In a lengthy statement on his website, the Conservative MP said that the controversy around gatherings in Downing Street and Whitehall while Covid restrictions were in place "have done real and lasting damage to the reputation not just of this Government but to the institutions and authority of government more generally".
Mr Wright went on to say: "Putting that right matters hugely to the essence of government authority and to the effectiveness of government policy, and I cannot see that the moving on of civil servants or apologies, however heartfelt, will succeed in doing so."
Mr Wright said that "for the good of this and future governments, the prime minister should resign".
The MP, who campaigned for Remain ahead of the EU referendum in 2016, is a member of the Committee on Standards in Public Life, which advises the prime minister on ethics within government.
The committee made recommendations for reforms to the ministerial code, some of which were implemented in a contentious shake-up of the government guidelines unveiled last week.
The reforms came as Mr Johnson faces an inquiry by another committee into whether he misled MPs about lockdown-busting parties in Downing Street.
Cabinet ministers have rallied to Mr Johnson's defence since the publication of Mr Gray's report, while other Tory MPs have not backed calls for his resignation.

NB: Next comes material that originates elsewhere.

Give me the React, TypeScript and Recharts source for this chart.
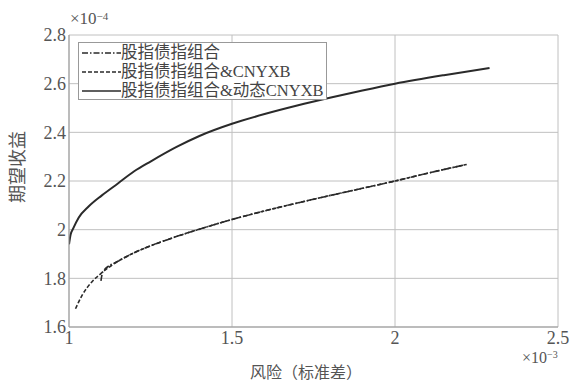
import React from 'react';
import { LineChart, Line, XAxis, YAxis, CartesianGrid } from 'recharts';

// Upper frontier: 股指债指组合&动态CNYXB
const dynX = [1.0, 1.005, 1.013, 1.03, 1.06, 1.1, 1.15, 1.2, 1.25, 1.33, 1.4, 1.5, 1.6, 1.7, 1.8, 1.9, 2.0, 2.15, 2.29];
const dynY = [1.94, 1.98, 2.005, 2.05, 2.095, 2.14, 2.19, 2.24, 2.28, 2.34, 2.385, 2.435, 2.475, 2.51, 2.542, 2.572, 2.6, 2.635, 2.664];

// 股指债指组合&CNYXB (dashed)
const cnyX = [1.02, 1.04, 1.07, 1.1, 1.15, 1.2, 1.3, 1.4, 1.5, 1.6, 1.75, 1.9, 2.0, 2.1, 2.22];
const cnyY = [1.675, 1.73, 1.785, 1.822, 1.87, 1.905, 1.958, 2.002, 2.042, 2.077, 2.125, 2.17, 2.2, 2.232, 2.268];

// 股指债指组合 (dash-dot)
const baseX = [1.098, 1.104, 1.15, 1.2, 1.3, 1.4, 1.5, 1.6, 1.75, 1.9, 2.0, 2.1, 2.22];
const baseY = [1.79, 1.828, 1.87, 1.905, 1.958, 2.002, 2.042, 2.077, 2.125, 2.17, 2.2, 2.232, 2.268];

const xTicks = [1, 1.5, 2, 2.5];
const yTicks = [1.6, 1.8, 2, 2.2, 2.4, 2.6, 2.8];

const seriesNames = ['股指债指组合', '股指债指组合&CNYXB', '股指债指组合&动态CNYXB'];
const dashes = ['6 2 1.5 2', '4 2', ''];

const zip = (xs: number[], ys: number[]) => xs.map((x, i) => ({ x, y: ys[i] }));
const baseData = zip(baseX, baseY);
const cnyData = zip(cnyX, cnyY);
const dynData = zip(dynX, dynY);

const FONT = "'Liberation Serif', 'Noto Sans CJK SC'";
const TXT = '#555';
const LINE = '#2a2a2a';

const LegendBox = () => (
  <div
    style={{
      position: 'absolute',
      left: 78,
      top: 42,
      width: 249,
      height: 58,
      border: '1px solid #999',
      background: '#fff',
      fontSize: 16.5,
      color: '#444',
      boxSizing: 'border-box',
      paddingTop: 1,
    }}
  >
    {seriesNames.map((n, i) => (
      <div key={n} style={{ display: 'flex', alignItems: 'center', height: 18.7, whiteSpace: 'nowrap' }}>
        <svg width={40} height={10} style={{ marginLeft: 2, flex: 'none' }}>
          <line x1={1} y1={5} x2={40} y2={5} stroke={LINE} strokeWidth={1.6} strokeDasharray={dashes[i]} />
        </svg>
        <span style={{ lineHeight: '18px' }}>{n}</span>
      </div>
    ))}
  </div>
);

export default function App() {
  return (
    <div style={{ position: 'absolute', left: 0, top: 0, width: 574, height: 382, background: '#fff', fontFamily: FONT }}>
      <LineChart width={574} height={382} margin={{ top: 35, right: 16, left: 9, bottom: 25 }} style={{ fontFamily: FONT }}>
        <CartesianGrid stroke="#c0c0c0" strokeWidth={1} />
        <XAxis
          dataKey="x"
          type="number"
          domain={[1, 2.5]}
          ticks={xTicks}
          allowDataOverflow
          height={30}
          tickSize={0}
          tickMargin={4}
          tickLine={false}
          axisLine={{ stroke: '#999' }}
          tick={{ fontSize: 18, fill: TXT, fontFamily: 'Liberation Serif' }}
        />
        <XAxis xAxisId="top" orientation="top" type="number" domain={[1, 2.5]} tick={false} tickLine={false} height={0} axisLine={{ stroke: '#999' }} />
        <YAxis
          type="number"
          domain={[1.6, 2.8]}
          ticks={yTicks}
          allowDataOverflow
          width={60}
          tickSize={0}
          tickMargin={3}
          tickLine={false}
          axisLine={{ stroke: '#999' }}
          tick={{ fontSize: 18, fill: TXT, fontFamily: 'Liberation Serif' }}
        />
        <YAxis yAxisId="right" orientation="right" type="number" domain={[1.6, 2.8]} tick={false} tickLine={false} width={0} axisLine={{ stroke: '#999' }} />
        <Line data={baseData} dataKey="y" name={seriesNames[0]} type="monotone" stroke={LINE} strokeWidth={1.6} strokeDasharray={dashes[0]} dot={false} isAnimationActive={false} />
        <Line data={cnyData} dataKey="y" name={seriesNames[1]} type="monotone" stroke={LINE} strokeWidth={1.6} strokeDasharray={dashes[1]} dot={false} isAnimationActive={false} />
        <Line data={dynData} dataKey="y" name={seriesNames[2]} type="monotone" stroke={LINE} strokeWidth={2} dot={false} isAnimationActive={false} />
      </LineChart>
      <LegendBox />
      <div style={{ position: 'absolute', left: 70, top: 9, fontSize: 17, color: TXT, whiteSpace: 'nowrap', lineHeight: '20px' }}>
        ×10<sup style={{ fontSize: 11, verticalAlign: 'top', position: 'relative', top: -3 }}>−4</sup>
      </div>
      <div style={{ position: 'absolute', left: 522, top: 349, fontSize: 16, color: TXT, whiteSpace: 'nowrap', lineHeight: '18px' }}>
        ×10<sup style={{ fontSize: 10, verticalAlign: 'top', position: 'relative', top: -3 }}>−3</sup>
      </div>
      <div style={{ position: 'absolute', left: 250, top: 364, fontSize: 16, color: TXT, whiteSpace: 'nowrap', lineHeight: '18px' }}>
        风险（标准差）
      </div>
      <div
        style={{
          position: 'absolute',
          left: 18,
          top: 167,
          transform: 'translate(-50%, -50%) rotate(-90deg)',
          fontSize: 18,
          color: TXT,
          whiteSpace: 'nowrap',
          lineHeight: '20px',
        }}
      >
        期望收益
      </div>
    </div>
  );
}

Conservative MP Anthony Browne told the BBC that while the revelations about parties had been "very painful", the prime minister had got the "big measures right" on the pandemic and the war in Ukraine.
Jeremy Wright's lengthy statement clearly isn't a knee-jerk reaction to the Sue Gray report.
Stretching to more than 2,000 words, the statement seems at pains to make clear he has considered his position before calling on the prime minister to quit.
He says in his view there is not yet enough evidence to conclude the prime minister deliberately misled parliament about parties - which is perhaps one of the most serious charges he faces in the eyes of many Tory MPs.
However, Mr Wright says the whole saga has done such damage to the government's reputation that it could hinder its ability to respond to the country's challenges.
That's ultimately what might prove most dangerous for the prime minister.
No 10 might hope people can "move on" from the ins and outs of Partygate itself, but if enough Conservative MPs conclude it has done lasting damage to the credibility of government, then the trickle calling on Mr Johnson to go might not dry up any time soon.
Meanwhile, Labour has called for the publication of text messages sent by Mr Johnson's wife about a potentially rule-breaking event in the Downing Street flat.
The Sunday Times has reported there is evidence Carrie Johnson organised a gathering for the PM's 56th birthday in their flat, on 19 June 2020.
There was no mention of this gathering in Ms Gray's report, which only referenced Mrs Johnson once in connection with a birthday party for the PM in the Cabinet Room earlier that day.
The long-awaited report by Ms Gray detailed examples of excessive drinking, mistreatment of cleaners and security staff, and repeated Covid rule-breaking during the pandemic.
Ms Gray's report followed the conclusion of a separate Metropolitan Police investigation into 12 lockdown parties in Downing Street and on other government offices.
The force handed out 126 fixed penalty notices for rule breaches, with the prime minister receiving a single fine for attending a birthday party in the Cabinet Room in June 2020.
In Parliament last week, Mr Johnson said he took "full responsibility for everything that took place on my watch".
He told MPs that when he had previously said "the rules and guidance had been followed at all times", it had been "what I believed to be true".
He said he had also apologised personally to Downing Street cleaners and custodians for the "unacceptable" behaviour of some of his officials.